Ensuite, le critère d’un fonctionnement démocratique correspond essentiellement à l’élection démocratique des dirigeants et à un contrôle de la gestion de l’association par ses membres. L’adéquation entre rémunération et sujétions des dirigeants est acquise si la rémunération correspond à des responsabilités et une activité effectives. Enfin, concernant le plafond des rémunérations, l’article 261- 7,1°, d, du Code général des impôts prévoit la possibilité, pour les associations dont les recettes (hors subvention) sont supérieures à 200 000 €, de dépasser le plafond des trois quarts du Smic sur la base d’un régime dérogatoire. Le montant des ressources à prendre en compte est le montant moyen constaté au cours des trois exercices précédant celui au cours duquel la rémunération est versée. Aucun dirigeant ne peut être rémunéré si les ressources de l’association sont en dessous de 200 000 €, un seul entre 200 000 et 500 000 €, deux entre 500 000 et 1 000 000 €, et trois au-delà. Dès lors, la rémunération mensuelle du président est plafonnée à trois fois le montant du plafond de la Sécurité sociale (actuellement 3 311 € mensuels) soit 9 933 € mensuels en 2018. Cette rémunération n’est pas cumulable avec la tolérance des trois quarts du Smic.

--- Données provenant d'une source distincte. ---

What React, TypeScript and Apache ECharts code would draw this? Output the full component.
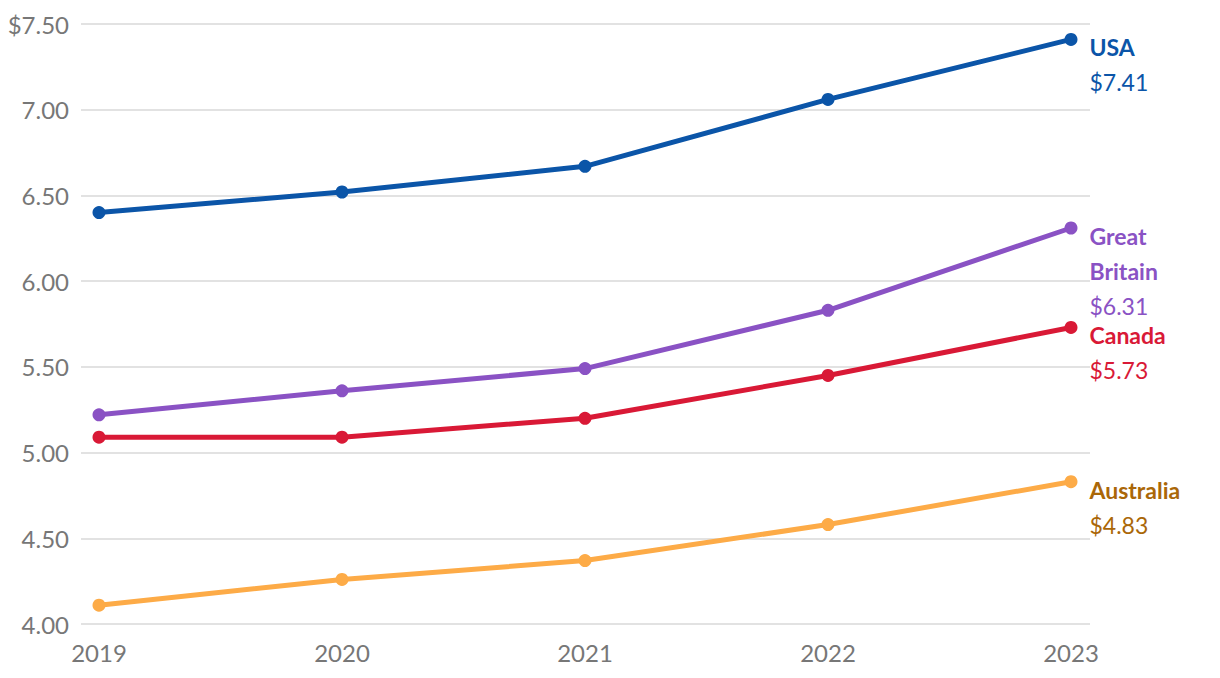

Cas des associations de jeunesse et d’éducation populaire
La loi du 27 janvier 2017 relative à l’égalité et à la citoyenneté confirme la possibilité de rémunération des dirigeants au-dessus de la limite des trois quarts du Smic et facilite son application pour les associations de jeunesse et d’éducation populaire (JEP). En application de cette loi, ces associations peuvent rémunérer leurs dirigeants quelle que soit l’origine des ressources de l’association. Cet assouplissement s’accompagne de trois conditions restrictives :
– l’instance dirigeante doit être composée de membres dont la moyenne d’âge est inférieure à trente ans,
– ne peuvent être rémunérés que les dirigeants âgés de moins de 30 ans à la date de leur élection, pour une durée maximum de trois ans renouvelable une fois, le plafond de rémunération est abaissé, il est limité à une fois le plafond de la Sécurité sociale soit 3 311 € par mois en 2018.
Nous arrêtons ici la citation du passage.